Reading the book provides a crash course in popular music history. It's best to read it while sitting in front of YouTube, so you can look up any songs that catch your fancy.

In one essay, Harcourt lists the 10 songs he would want on his iPod if he were stranded on a deserted island. That got me thinking about what my top 10 would be, so here goes.

1. Bob Marley's "No Woman, No Cry." When hanging out with friends, nothing's better than listening to Marley sing about sitting around a campfire with his friends, cooking "cornmeal porridge, of which I'll share with you."

2. Nick Drake's haunting "Black Eyed Dog." Drake died as a young man in the 1970s after overdosing on antidepressants. He was a commercial music failure in his lifetime. Now Drake has a cult following, and his songs have been used for "The Royal Tenenbaums" movie soundtrack and in car and cell phone commercials.

3. Eric Clapton's "Layla." This song has it all — one of the best guitar riffs of all time, plus a driving sound and intense emotion.

4. Waylon Jennings and Willie Nelson's "Good Hearted Woman." A perfect blend of Jennings' smooth, rich voice and Nelson's raspy vocals.

5. Avril Lavigne's version of "Knockin' on Heaven's Door." With her youthful voice, Lavigne reveals how Bob Dylan's timeless classic still applies to today's armed conflicts.

6. Peter, Paul and Mary's version of "If I Had a Hammer." I've loved this song since I first heard it at Girl Scout camp. I only understood its political message later.
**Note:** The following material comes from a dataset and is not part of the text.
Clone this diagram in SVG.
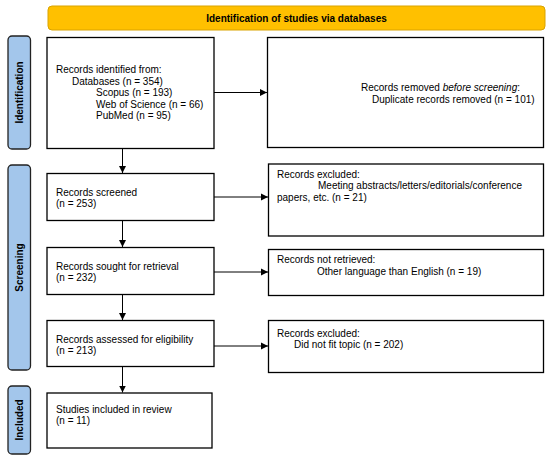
<svg xmlns="http://www.w3.org/2000/svg" width="550" height="458" viewBox="0 0 550 458">
<defs>
<marker id="ah" markerWidth="8" markerHeight="8" refX="7" refY="4" orient="auto" markerUnits="userSpaceOnUse">
<path d="M0,0.5 L7,4 L0,7.5 Z" fill="#000"/>
</marker>
<style>
.box{fill:#fff;stroke:#000;stroke-width:1.3}
.side{fill:#A3C6EB;stroke:#222;stroke-width:1.3}
.hdr{fill:#FFC000;stroke:#D9A300;stroke-width:1}
text{font-family:"Liberation Sans",Arial,sans-serif;font-size:10px;fill:#000}
.b{font-weight:bold}
.conn line{stroke:#000;stroke-width:1}
</style>
</defs>
<rect width="550" height="458" fill="#fff"/>
<g id="header">
<rect class="hdr" x="48" y="6" width="497" height="24" rx="4"/>
<text class="b" x="296.5" y="21.5" text-anchor="middle">Identification of studies via databases</text>
</g>
<g id="side-identification">
<rect class="side" x="8" y="36" width="22.5" height="113" rx="4"/>
<text class="b" transform="translate(22.5,92.5) rotate(-90)" text-anchor="middle">Identification</text>
</g>
<g id="side-screening">
<rect class="side" x="8" y="165" width="22.5" height="205" rx="4"/>
<text class="b" transform="translate(22.5,267.5) rotate(-90)" text-anchor="middle">Screening</text>
</g>
<g id="side-included">
<rect class="side" x="8" y="386" width="22.5" height="68" rx="4"/>
<text class="b" transform="translate(22.5,420) rotate(-90)" text-anchor="middle">Included</text>
</g>
<g id="identified">
<rect class="box" x="47" y="37.5" width="167" height="111"/>
<text x="56" y="73">Records identified from:</text>
<text x="72" y="84.5">Databases (n = 354)</text>
<text x="96" y="96">Scopus (n = 193)</text>
<text x="96" y="107.5">Web of Science (n = 66)</text>
<text x="96" y="119">PubMed (n = 95)</text>
</g>
<g id="removed">
<rect class="box" x="267.5" y="37.5" width="276" height="110"/>
<text x="361" y="91">Records removed <tspan font-style="italic">before screening</tspan>:</text>
<text x="372" y="102.5">Duplicate records removed (n = 101)</text>
</g>
<g id="screened">
<rect class="box" x="47" y="173.5" width="167" height="47"/>
<text x="56" y="195.5">Records screened</text>
<text x="56" y="207">(n = 253)</text>
</g>
<g id="excluded1">
<rect class="box" x="268.5" y="164" width="275" height="72"/>
<text x="277" y="177.5">Records excluded:</text>
<text x="318" y="189">Meeting abstracts/letters/editorials/conference</text>
<text x="277" y="200.5">papers, etc. (n = 21)</text>
</g>
<g id="sought">
<rect class="box" x="47" y="247.5" width="167" height="47"/>
<text x="56" y="269.5">Records sought for retrieval</text>
<text x="56" y="281">(n = 232)</text>
</g>
<g id="notretrieved">
<rect class="box" x="268.5" y="249.5" width="275" height="46"/>
<text x="277" y="263">Records not retrieved:</text>
<text x="317" y="274.5">Other language than English (n = 19)</text>
</g>
<g id="assessed">
<rect class="box" x="47" y="320.5" width="167" height="46"/>
<text x="56" y="342.5">Records assessed for eligibility</text>
<text x="56" y="354">(n = 213)</text>
</g>
<g id="excluded2">
<rect class="box" x="268.5" y="320.5" width="275" height="52"/>
<text x="277" y="336.5">Records excluded:</text>
<text x="294" y="348">Did not fit topic (n = 202)</text>
</g>
<g id="included">
<rect class="box" x="47" y="393" width="165" height="55"/>
<text x="56" y="412.5">Studies included in review</text>
<text x="56" y="424">(n = 11)</text>
</g>
<g class="conn" id="connectors">
<line x1="214" y1="92.5" x2="267" y2="92.5" marker-end="url(#ah)"/>
<line x1="122.5" y1="148.5" x2="122.5" y2="173" marker-end="url(#ah)"/>
<line x1="214" y1="197" x2="268" y2="197" marker-end="url(#ah)"/>
<line x1="122.5" y1="221" x2="122.5" y2="247" marker-end="url(#ah)"/>
<line x1="214" y1="272" x2="268" y2="272" marker-end="url(#ah)"/>
<line x1="122.5" y1="294.5" x2="122.5" y2="320" marker-end="url(#ah)"/>
<line x1="214" y1="346" x2="268" y2="346" marker-end="url(#ah)"/>
<line x1="122.5" y1="366.5" x2="122.5" y2="392.5" marker-end="url(#ah)"/>
</g>
</svg>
7. "Blackbird" by The Beatles. On the surface, a simple and perky song, but with layers of desperation and hope.

8. Sheryl Crow's version of "Hallelujah." It sounds religious, but this song is really about an intimate relationship gone wrong.

9. Eva Cassidy's version of "Wade in the Water." Another song that seems to be about religion, but this old and beautiful tune contains a hidden message that escaping slaves in the South should wade in the water to throw off their human and hound pursuers.

10. Billie Holiday's version of "Summertime." With its mellow, jazzy feel, this song oozes cool.